[NTG-context] sort-lan.lua nitpicks and sorting

Philipp Gesang pgesang at ix.urz.uni-heidelberg.de
Sun May 2 15:59:53 CEST 2010

Hi again,

1. In sort-lan.lua, line 101 should read «['r'] = "r"», and line 144
«['r'] = 26, -- r».

2. Although I read the disclaimer about said file being “preliminary and
incomplete” -- is there some rationale behind the range of integers for
each language mapping? The mapping for English goes from 1 to 51,
interleaving 2 integers for each letter (which is odd because it should
start from index 3 with “a”, shouldn't it?), while the Czech one goes
from 1 to 40 without skipping, Finnish and Austrian from 1 to 58. 
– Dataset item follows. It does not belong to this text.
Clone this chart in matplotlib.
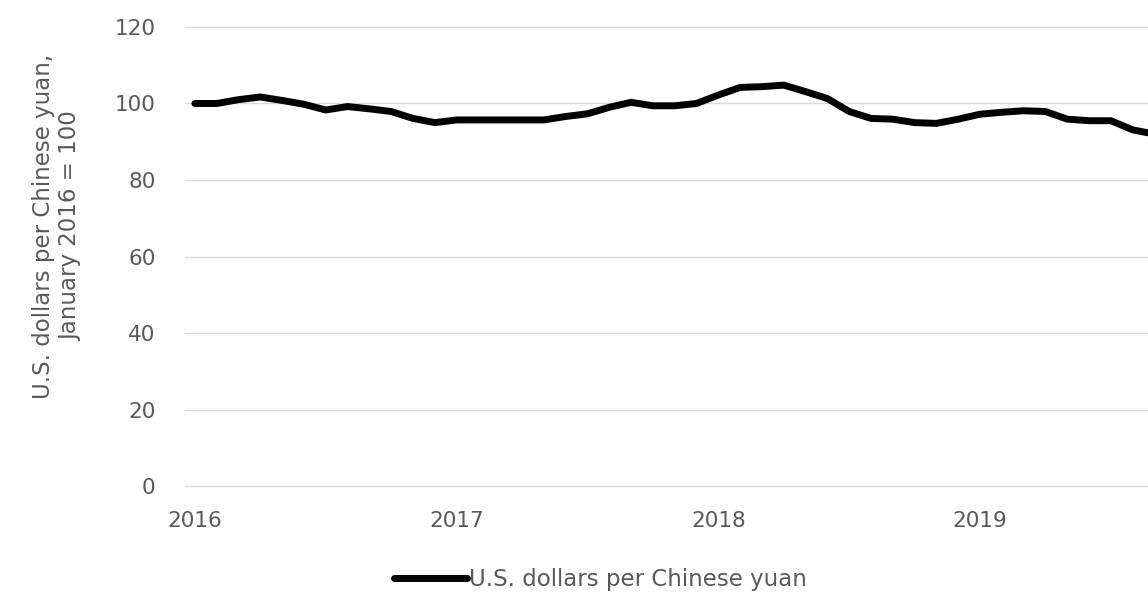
import matplotlib.pyplot as plt

# monthly index, January 2016 = 100
months = list(range(45))
values = [100.0, 100.0, 101.0, 101.7, 100.8, 99.8, 98.3, 99.2, 98.6, 97.9,
          96.1, 95.0, 95.7, 95.7, 95.7, 95.7, 95.7, 96.6, 97.3, 99.0,
          100.3, 99.4, 99.4, 100.0, 102.2, 104.2, 104.4, 104.8, 103.1, 101.3,
          97.9, 96.1, 95.9, 95.0, 94.8, 95.9, 97.2, 97.7, 98.1, 97.9,
          95.9, 95.5, 95.5, 93.1, 92.0]
year_ticks = [0, 12, 24, 36]
year_labels = ['2016', '2017', '2018', '2019']
y_ticks = [0, 20, 40, 60, 80, 100, 120]
series_name = 'U.S. dollars per Chinese yuan'

plt.rcParams['font.family'] = ['DejaVu Sans']
grey = '#595959'

fig = plt.figure(figsize=(11.48, 5.93), dpi=100)
ax = fig.add_axes([0.161, 0.1804, 0.839, 0.7741])

ax.plot(months, values, color='black', lw=5, solid_joinstyle='round',
        solid_capstyle='round', label=series_name)

ax.set_xlim(-0.46, 43.7)
ax.set_ylim(0, 120)
ax.set_yticks(y_ticks)
ax.set_xticks(year_ticks)
ax.set_xticklabels(year_labels)
ax.grid(axis='y', color='#d9d9d9', lw=1)
for gl in ax.get_ygridlines():
    gl.set_clip_on(False)
ax.set_axisbelow(True)
for s in ax.spines.values():
    s.set_visible(False)
ax.tick_params(length=0, labelsize=15.5, labelcolor=grey)
ax.tick_params(axis='y', pad=21)
ax.tick_params(axis='x', pad=18)

ax.set_ylabel('U.S. dollars per Chinese yuan,\nJanuary 2016 = 100',
              fontsize=16.5, color=grey, linespacing=1.2)
ax.yaxis.set_label_coords(-0.107, 0.566)

fig.legend(loc='center', bbox_to_anchor=(0.523, 0.022), frameon=False,
           fontsize=16.5, labelcolor=grey, handlelength=3.2, handletextpad=0.1)

fig.savefig('out.png', dpi=100)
  What about mapping them onto a larger but common scale that would
alleviate multilingual sorting so that the alphabetical representation
of the phoneme /a/ maps to the same value over different languages?†
  ["a"] = 3, -- in a Latin mapping,
  ["α"] = 3, -- in Greek mapping,
  ["а"] = 3, -- in a Russian mapping.

3. Is it intended that the digraph “ch” resolves (temporarily) to
http://www.fileformat.info/info/unicode/char/ff01/index.htm according to
line 72?

Feel free to state more general opinions on the sorting topic as I am
playing with different ways of sorting my bibliography. I will be glad
about any advice,


†   I know this is impractical for many writing systems and even within
the set of Latin or Greek based alphabets it largely depends on a given
purpose how much precision you need in sorting.